START

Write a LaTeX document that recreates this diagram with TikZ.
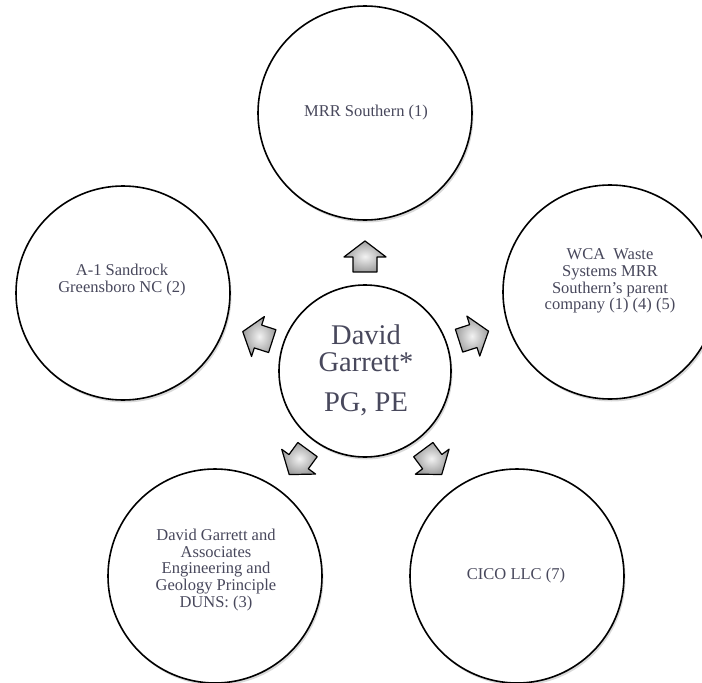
\documentclass[tikz,border=0pt]{standalone}
\usepackage{fontspec}
\setmainfont{Liberation Serif}
\usetikzlibrary{shadows,calc}
\definecolor{txt}{RGB}{72,72,92}
\begin{document}
\begin{tikzpicture}[x=1pt,y=-1pt,
  bubble/.style={circle, draw=black, line width=1.6pt, fill=white, minimum size=214pt, inner sep=0pt,
    drop shadow={shadow xshift=1.5pt, shadow yshift=-2.5pt, opacity=0.3, fill=gray}},
  hub/.style={bubble, minimum size=172pt},
  lbl/.style={text=txt, font=\fontsize{16.5}{16.7}\selectfont, align=center, inner sep=0pt},
  hubtext/.style={text=txt, font=\fontsize{28.5}{27}\selectfont, align=center, inner sep=0pt},
  arrowfill/.style={draw=black, line width=1.2pt, line join=round, shade, inner color=black!5, outer color=black!38},
  barrow/.pic={\draw[arrowfill] (-15,-12) -- (0,-12) -- (0,-21) -- (16,0) -- (0,21) -- (0,12) -- (-15,12) -- cycle;}
]
\useasboundingbox (0,0) rectangle (702,683);
\clip (0,0) rectangle (702,683);

\node[hub] (c) at (365,371) {};
\node[bubble] (t) at (365,113) {};
\node[bubble] (l) at (123,293) {};
\node[bubble] (r) at (610,292) {};
\node[bubble] (bl) at (215,576) {};
\node[bubble] (br) at (517,576) {};

\node[hubtext] (ct) at (366,370) {David\\Garrett*\\[13pt]PG, PE};
\node[lbl] (tt) at (366,113) {MRR Southern (1)};
\node[lbl] (lt) at (122,280) {A-1 Sandrock\\Greensboro NC (2)};
\node[lbl] (rt) at (610,281) {WCA\ \ Waste\\Systems MRR\\Southern’s parent\\company (1) (4) (5)};
\node[lbl] (blt) at (216,570) {David Garrett and\\Associates\\Engineering and\\Geology Principle\\DUNS: (3)};
\node[lbl] (brt) at (516,576) {CICO LLC (7)};

\path (c) -- (t) pic[pos=0.43, sloped, allow upside down] (a1) {barrow};
\path (c) -- (l) pic[pos=0.43, sloped, allow upside down] (a2) {barrow};
\path (c) -- (r) pic[pos=0.43, sloped, allow upside down] (a3) {barrow};
\path (c) -- (bl) pic[pos=0.43, sloped, allow upside down] (a4) {barrow};
\path (c) -- (br) pic[pos=0.43, sloped, allow upside down] (a5) {barrow};
\end{tikzpicture}
\end{document}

END

PROBLEM STATEMENT
Transcribe the listing in full and omit the pictures.

TASK ANSWER
Write a LaTeX document that recreates this diagram with TikZ.
\documentclass[tikz,border=0pt]{standalone}
\usepackage{fontspec}
\setmainfont{Liberation Serif}
\usetikzlibrary{shadows,calc}
\definecolor{txt}{RGB}{72,72,92}
\begin{document}
\begin{tikzpicture}[x=1pt,y=-1pt,
  bubble/.style={circle, draw=black, line width=1.6pt, fill=white, minimum size=214pt, inner sep=0pt,
    drop shadow={shadow xshift=1.5pt, shadow yshift=-2.5pt, opacity=0.3, fill=gray}},
  hub/.style={bubble, minimum size=172pt},
  lbl/.style={text=txt, font=\fontsize{16.5}{16.7}\selectfont, align=center, inner sep=0pt},
  hubtext/.style={text=txt, font=\fontsize{28.5}{27}\selectfont, align=center, inner sep=0pt},
  arrowfill/.style={draw=black, line width=1.2pt, line join=round, shade, inner color=black!5, outer color=black!38},
  barrow/.pic={\draw[arrowfill] (-15,-12) -- (0,-12) -- (0,-21) -- (16,0) -- (0,21) -- (0,12) -- (-15,12) -- cycle;}
]
\useasboundingbox (0,0) rectangle (702,683);
\clip (0,0) rectangle (702,683);

\node[hub] (c) at (365,371) {};
\node[bubble] (t) at (365,113) {};
\node[bubble] (l) at (123,293) {};
\node[bubble] (r) at (610,292) {};
\node[bubble] (bl) at (215,576) {};
\node[bubble] (br) at (517,576) {};

\node[hubtext] (ct) at (366,370) {David\\Garrett*\\[13pt]PG, PE};
\node[lbl] (tt) at (366,113) {MRR Southern (1)};
\node[lbl] (lt) at (122,280) {A-1 Sandrock\\Greensboro NC (2)};
\node[lbl] (rt) at (610,281) {WCA\ \ Waste\\Systems MRR\\Southern’s parent\\company (1) (4) (5)};
\node[lbl] (blt) at (216,570) {David Garrett and\\Associates\\Engineering and\\Geology Principle\\DUNS: (3)};
\node[lbl] (brt) at (516,576) {CICO LLC (7)};

\path (c) -- (t) pic[pos=0.43, sloped, allow upside down] (a1) {barrow};
\path (c) -- (l) pic[pos=0.43, sloped, allow upside down] (a2) {barrow};
\path (c) -- (r) pic[pos=0.43, sloped, allow upside down] (a3) {barrow};
\path (c) -- (bl) pic[pos=0.43, sloped, allow upside down] (a4) {barrow};
\path (c) -- (br) pic[pos=0.43, sloped, allow upside down] (a5) {barrow};
\end{tikzpicture}
\end{document}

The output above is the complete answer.